Working under this hypothesis, we can now reformulate the goal of law in the western legal tradition. Because the relevant statutes determine what a legal fact is and what is not, the descriptions of actions and behaviours are amenable to only one test: do they violate or are they in conformity with the provisions of law? Given one of the basic principles of law (lex certa), which enjoins the law-giver to be precise and accurate in formulating the law, the judiciary, so to speak, has only one task: to determine what the legal facts of the case are. In this sense, the western legal traditions cannot have ‘extrinsic’ goals thrust on them except to determine the relationship between legal facts and relevant statutes.

In contrast to this stand the Indian cultural practices. Here, ‘legal’ disputes are seen merely as ways of solving conflict between people. Its ends are also in consonance with the ideal of enabling a peaceful and, where possible, harmonious living. Consequently, laws are seen as problem-solving heuristics and not as expressions of the ‘General Will’, whether that Will is the will of God or of the people understood as a ‘sovereign’. Because of the absence of formal legal tradition in this culture, as the West has understood what such a tradition consists of, India had to wait for the British to introduce the western legal tradition in the Indian society.
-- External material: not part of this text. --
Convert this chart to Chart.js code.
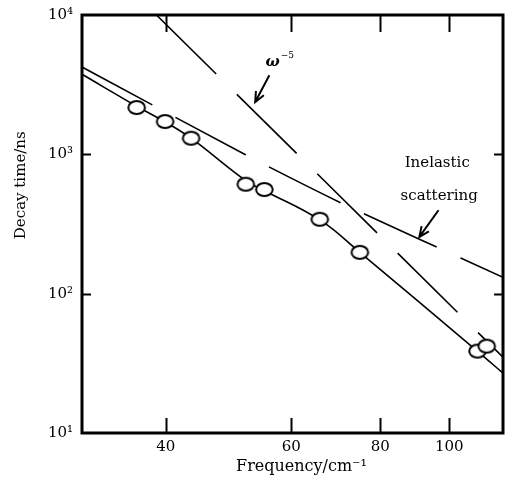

However, the Indian cultural understanding of Law does not disappear by the mere introduction of an alien way of conceptualizing problems and solutions. It continues to be the case that the Indian judiciary still sees itself as dispensing justice and postulates such a goal as the end that any legal tradition has to strive for. This creates continuous conflicts within the existing legal tradition.

In this context, the questions are these: is there a place for incorporating this cultural understanding within the framework of a parliamentary democracy and the existing legal traditions? Does the practice of informal ‘legal’ disputations shed any light on what juridical facts are within the framework of Indian culture? Should we dispense with this notion and accord the role that the Indian judiciary implicitly want to claim for itself, namely, as a guarantor or justice? Are different heuristics of reasoning involved in these different ways of understanding and resolving disputes?

Third  day: On the nature of Persons

There is little doubt that the western legal tradition has emerged from a very typical Semitic, Christian conception of a person. Modern ‘secular’ theories have not challenged this notion substantially, even though many pockets of resistance for this are to be found in various intellectual disciplines. Such a notion sees the person as an entity with a will, capable of acting intentionally and deliberately and capable of choosing between alternatives.

Research in Anthropology, social psychology and sociology, etc. has revealed that an entirely different concept of person is dominant in the Indian culture. It denies agency, sees will and intention as pernicious illusions (and false beliefs) and has very little understanding of choice between alternatives. The western, legal tradition in India presupposes a notion of person that is almost entirely unintelligible within the cultural framework of the ‘Indian mind’.

Many questions arise, therefore: what role does this Christian, religious conception of person play in the Indian interpretations of their own legal system? Is the western legal system compatible with the Indian notion(s) of person? To what extent is this notion intelligible to the Indian judiciary? If it is not, what exactly does it determine, when it passes legal judgements?